College athletes can come and go as they please, with no repercussion. And they can do it multiple times.

The system has generated, to some extent, quitters.

Don’t like your playing time, quit and enter the portal.

Don’t like the NIL money you make, quit and enter the portal.

Don’t like hard coaching, quit and enter the portal.

That isn’t the case with all that enter the portal. Some are run off – i.e. Deion Sanders at Colorado. Some have a legitimate reason for leaving – like playing behind a star or a coaching change.

But that is not the majority.

I am also bothered by the more than 1,000 football players that entered the portal in 2022 that didn’t find another school and lost their scholarship.

I am bothered by the unsuspecting athlete who signs an NIL deal, only to learn that he is bound to that company or organization for many years AFTER turning pro.

Is there a solution to this madness?

Probably not.

But here are a couple of suggestions that might help.

A Cap

A cap of $25 million is put on each FBS school for NIL money.  The NFL and NBA have a salary cap. Why not the NCAA? The NCAA is a voluntary organization and a salary cap per team should hold up in court.

Can you get 130 FBS schools to agree on the salary cap amount? Maybe not. But it’s better than the Wild, Wild West bidding wars we have out there now.

FCS schools could have a $5-10 million salary cap. That would at least give some FCS teams a chance to keep key players from bolting to the FBS.

Division I basketball teams could also have a $10 million salary cap.

Transparency

Disclose the NIL deals for each athlete. The private schools would balk at this, but there are only a handful of private schools that are relevant at this level.

Public school coaches’ salaries are public.

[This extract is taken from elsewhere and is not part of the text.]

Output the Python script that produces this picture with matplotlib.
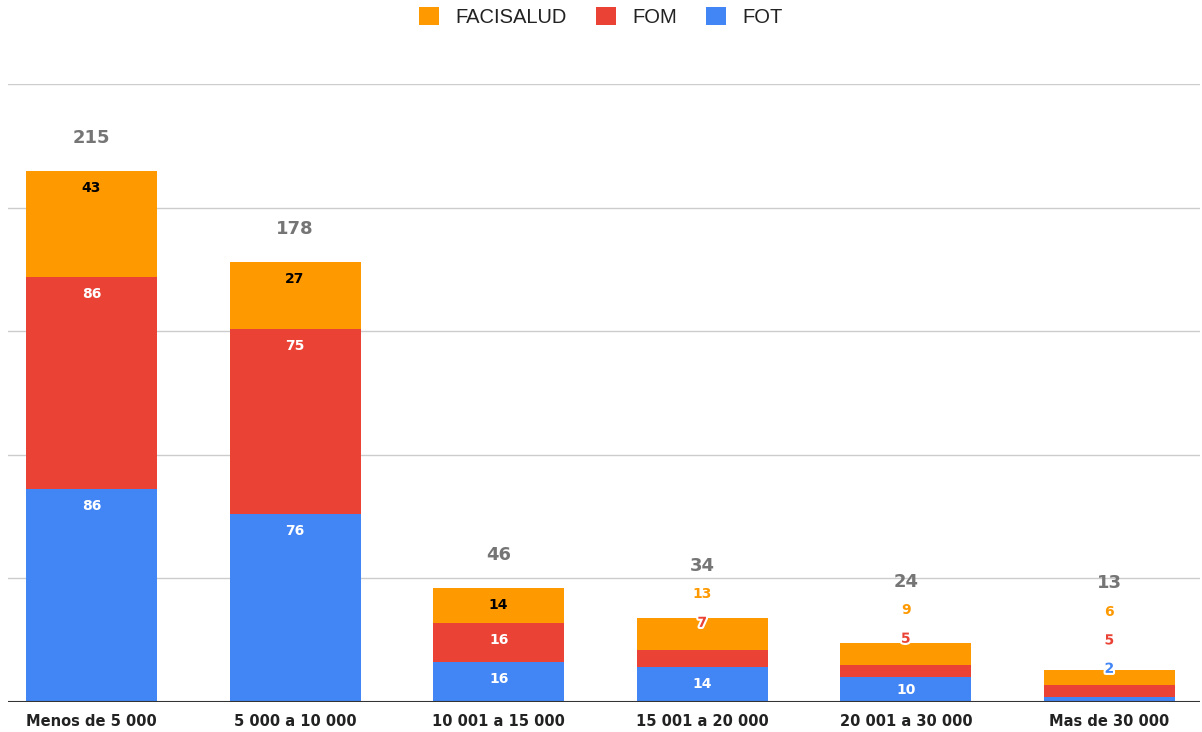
import matplotlib
matplotlib.use("Agg")
import matplotlib.pyplot as plt
import matplotlib.patheffects as pe
from matplotlib.patches import Patch

plt.rcParams['font.family'] = ['DejaVu Sans']

categories = ["Menos de 5 000", "5 000 a 10 000", "10 001 a 15 000",
              "15 001 a 20 000", "20 001 a 30 000", "Mas de 30 000"]
fot = [86, 76, 16, 14, 10, 2]
fom = [86, 75, 16, 7, 5, 5]
facisalud = [43, 27, 14, 13, 9, 6]
totals = [215, 178, 46, 34, 24, 13]

series = [("FOT", fot, "#4285F4", "white"),
          ("FOM", fom, "#EA4335", "white"),
          ("FACISALUD", facisalud, "#FF9900", "black")]

fig = plt.figure(figsize=(12.02, 7.32), dpi=100)
ax = fig.add_axes([8/1202, 30/732, 1192/1202, 618/732])
ax.set_ylim(0, 250)
ax.set_xlim(-0.41, 5.445)
px_per_unit = 618 / 250.0

for y in [50, 100, 150, 200, 250]:
    ax.axhline(y, color="#cccccc", lw=1, zorder=0)
ax.axhline(0, color="#333333", lw=1.5, zorder=3)

x = list(range(len(categories)))
width = 0.643
bottoms = [0] * len(categories)
for name, vals, color, tcol in series:
    ax.bar(x, vals, width, bottom=bottoms, color=color, zorder=2, label=name)
    bottoms = [b + v for b, v in zip(bottoms, vals)]

# labels
step = 28.5 / px_per_unit
first_offset = {3: -2.0, 4: 1.6, 5: 0.4}
for i in x:
    small = totals[i] < 40
    base = 0
    outside_pos = None
    for k, (name, vals, color, tcol) in enumerate(series):
        v = vals[i]
        seg_px = v * px_per_unit
        top = base + v
        inside = seg_px >= 24 and not (small and k > 0)
        if inside:
            off = min(17, seg_px / 2) / px_per_unit
            ax.text(i, top - off, str(v), ha="center", va="center",
                    fontsize=10, fontweight="bold", color=tcol, zorder=5)
        else:
            if outside_pos is None:
                outside_pos = bottoms[i] + first_offset.get(i, 0)
            else:
                outside_pos += step
            eff = [pe.withStroke(linewidth=3, foreground="white")] if name != "FACISALUD" else None
            ax.text(i, outside_pos, str(v), ha="center", va="center",
                    fontsize=10, fontweight="bold", color=color, zorder=5,
                    path_effects=eff)
        base = top
    if outside_pos is None:
        tpos = totals[i] + 33 / px_per_unit
    else:
        tpos = outside_pos + step
    ax.text(i, tpos, str(totals[i]), ha="center", va="center",
            fontsize=13, fontweight="bold", color="#757575", zorder=5)

ax.set_xticks(x)
ax.set_xticklabels(categories, fontsize=10.5, fontweight="bold", color="#222222")
ax.tick_params(axis="x", length=0, pad=9)
ax.set_yticks([])
for s in ax.spines.values():
    s.set_visible(False)

handles = [Patch(facecolor="#FF9900"), Patch(facecolor="#EA4335"), Patch(facecolor="#4285F4")]
fig.legend(handles, ["FACISALUD", "FOM", "FOT"], loc="center",
           bbox_to_anchor=(0.5, 1 - 17/732), ncol=3, frameon=False,
           prop={"family": "Liberation Sans", "size": 14.5},
           handlelength=1.0, handleheight=1.0, columnspacing=1.45,
           handletextpad=0.8, labelcolor="#222222")

fig.savefig("out.png", dpi=100)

Why not athletes at public schools?

This would force schools to be more equitable in their distribution of NIL money to athletes rather than have clandestine deals.

And perhaps it would curb some of the dissension in the locker room when starters discover backups are making more money.

Limit Transfers

Limit the number of undergraduate transfers to one and graduate transfers to one. That way, an athlete could play at a maximum of three schools. This would prevent a J.T. Daniels from playing at USC, Georgia, West Virginia and Rice.

2-year Commitment

Players could not transfer until playing two seasons at a school unless there is a head-coaching change.

Too often, when the going gets tough, players quit – especially after one year or one semester.

The current rules encourage quitting because it’s too easy to transfer without penalty.

By not allowing transfers after one semester, this could entice players to stick it out and not throw in the towel at the first sign of adversity.

Let’s face it: The current system is not sustainable.

And if guardrails aren’t put in place soon, college athletics will implode within the next five years.

And that will be detrimental to fans, athletes and coaches.